- [Aim of the exercise] Your task is to copy the listing exactly. Drop any pictures from the copy.

- [Supplied material]
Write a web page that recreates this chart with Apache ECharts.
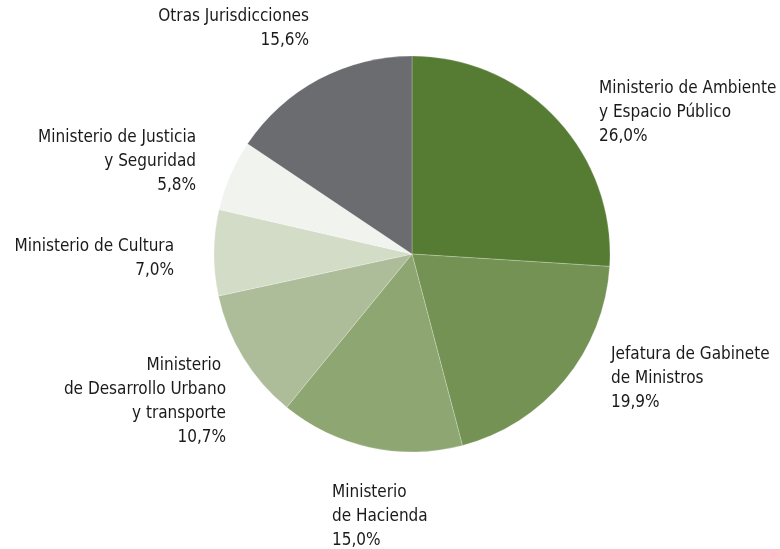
<!DOCTYPE html>
<html>
<head>
<meta charset="utf-8">
<script src="https://cdn.jsdelivr.net/npm/echarts@6/dist/echarts.min.js"></script>
<style>
  html, body { margin: 0; padding: 0; background: #fff; }
  #chart { width: 780px; height: 549px; }
</style>
</head>
<body>
<div id="chart"></div>
<script>
// datos del gráfico (porcentaje por jurisdicción)
const categories = [
  'Ministerio de Ambiente\ny Espacio Público',
  'Jefatura de Gabinete\nde Ministros',
  'Ministerio\nde Hacienda',
  'Ministerio \nde Desarrollo Urbano\ny transporte',
  'Ministerio de Cultura',
  'Ministerio de Justicia\ny Seguridad',
  'Otras Jurisdicciones'
]
const values = [26.0, 19.9, 15.0, 10.7, 7.0, 5.8, 15.6]
const colors = ['#567c34', '#739253', '#8ea672', '#aebd99', '#d3dcc7', '#f1f3ee', '#6b6c70']

// posición de cada etiqueta [x, y, align]
const labelPos = [
  [599, 77, 'left'],
  [611, 343, 'left'],
  [332, 481, 'left'],
  [226, 354, 'right'],
  [174, 235, 'right'],
  [196, 126, 'right'],
  [309, 5, 'right']
]

const chart = echarts.init(document.getElementById('chart'))

chart.setOption({
  animation: false,
  backgroundColor: '#fff',
  textStyle: {
    fontFamily: '"Liberation Sans Narrow", "DejaVu Sans Condensed", "Noto Sans", sans-serif'
  },
  series: [
    {
      type: 'pie',
      center: [412, 254],
      radius: 198,
      startAngle: 90,
      clockwise: true,
      avoidLabelOverlap: false,
      itemStyle: {
        borderColor: 'rgba(255,255,255,0.45)',
        borderWidth: 0.5
      },
      label: {
        show: true,
        position: 'outside',
        color: '#1a1a1a',
        fontSize: 17,
        lineHeight: 24,
        overflow: 'none',
        formatter: p => p.name + '\n' + p.value.toFixed(1).replace('.', ',') + '%'
      },
      labelLine: { show: false },
      labelLayout: params => {
        const pos = labelPos[params.dataIndex]
        return {
          x: pos[0],
          y: pos[1],
          align: pos[2],
          verticalAlign: 'top'
        }
      },
      emphasis: { disabled: true },
      data: categories.map((name, i) => ({
        name: name,
        value: values[i],
        itemStyle: { color: colors[i] },
        label: { align: labelPos[i][2] }
      }))
    }
  ]
})
</script>
</body>
</html>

- [Task response]
Write a web page that recreates this chart with Apache ECharts.
<!DOCTYPE html>
<html>
<head>
<meta charset="utf-8">
<script src="https://cdn.jsdelivr.net/npm/echarts@6/dist/echarts.min.js"></script>
<style>
  html, body { margin: 0; padding: 0; background: #fff; }
  #chart { width: 780px; height: 549px; }
</style>
</head>
<body>
<div id="chart"></div>
<script>
// datos del gráfico (porcentaje por jurisdicción)
const categories = [
  'Ministerio de Ambiente\ny Espacio Público',
  'Jefatura de Gabinete\nde Ministros',
  'Ministerio\nde Hacienda',
  'Ministerio \nde Desarrollo Urbano\ny transporte',
  'Ministerio de Cultura',
  'Ministerio de Justicia\ny Seguridad',
  'Otras Jurisdicciones'
]
const values = [26.0, 19.9, 15.0, 10.7, 7.0, 5.8, 15.6]
const colors = ['#567c34', '#739253', '#8ea672', '#aebd99', '#d3dcc7', '#f1f3ee', '#6b6c70']

// posición de cada etiqueta [x, y, align]
const labelPos = [
  [599, 77, 'left'],
  [611, 343, 'left'],
  [332, 481, 'left'],
  [226, 354, 'right'],
  [174, 235, 'right'],
  [196, 126, 'right'],
  [309, 5, 'right']
]

const chart = echarts.init(document.getElementById('chart'))

chart.setOption({
  animation: false,
  backgroundColor: '#fff',
  textStyle: {
    fontFamily: '"Liberation Sans Narrow", "DejaVu Sans Condensed", "Noto Sans", sans-serif'
  },
  series: [
    {
      type: 'pie',
      center: [412, 254],
      radius: 198,
      startAngle: 90,
      clockwise: true,
      avoidLabelOverlap: false,
      itemStyle: {
        borderColor: 'rgba(255,255,255,0.45)',
        borderWidth: 0.5
      },
      label: {
        show: true,
        position: 'outside',
        color: '#1a1a1a',
        fontSize: 17,
        lineHeight: 24,
        overflow: 'none',
        formatter: p => p.name + '\n' + p.value.toFixed(1).replace('.', ',') + '%'
      },
      labelLine: { show: false },
      labelLayout: params => {
        const pos = labelPos[params.dataIndex]
        return {
          x: pos[0],
          y: pos[1],
          align: pos[2],
          verticalAlign: 'top'
        }
      },
      emphasis: { disabled: true },
      data: categories.map((name, i) => ({
        name: name,
        value: values[i],
        itemStyle: { color: colors[i] },
        label: { align: labelPos[i][2] }
      }))
    }
  ]
})
</script>
</body>
</html>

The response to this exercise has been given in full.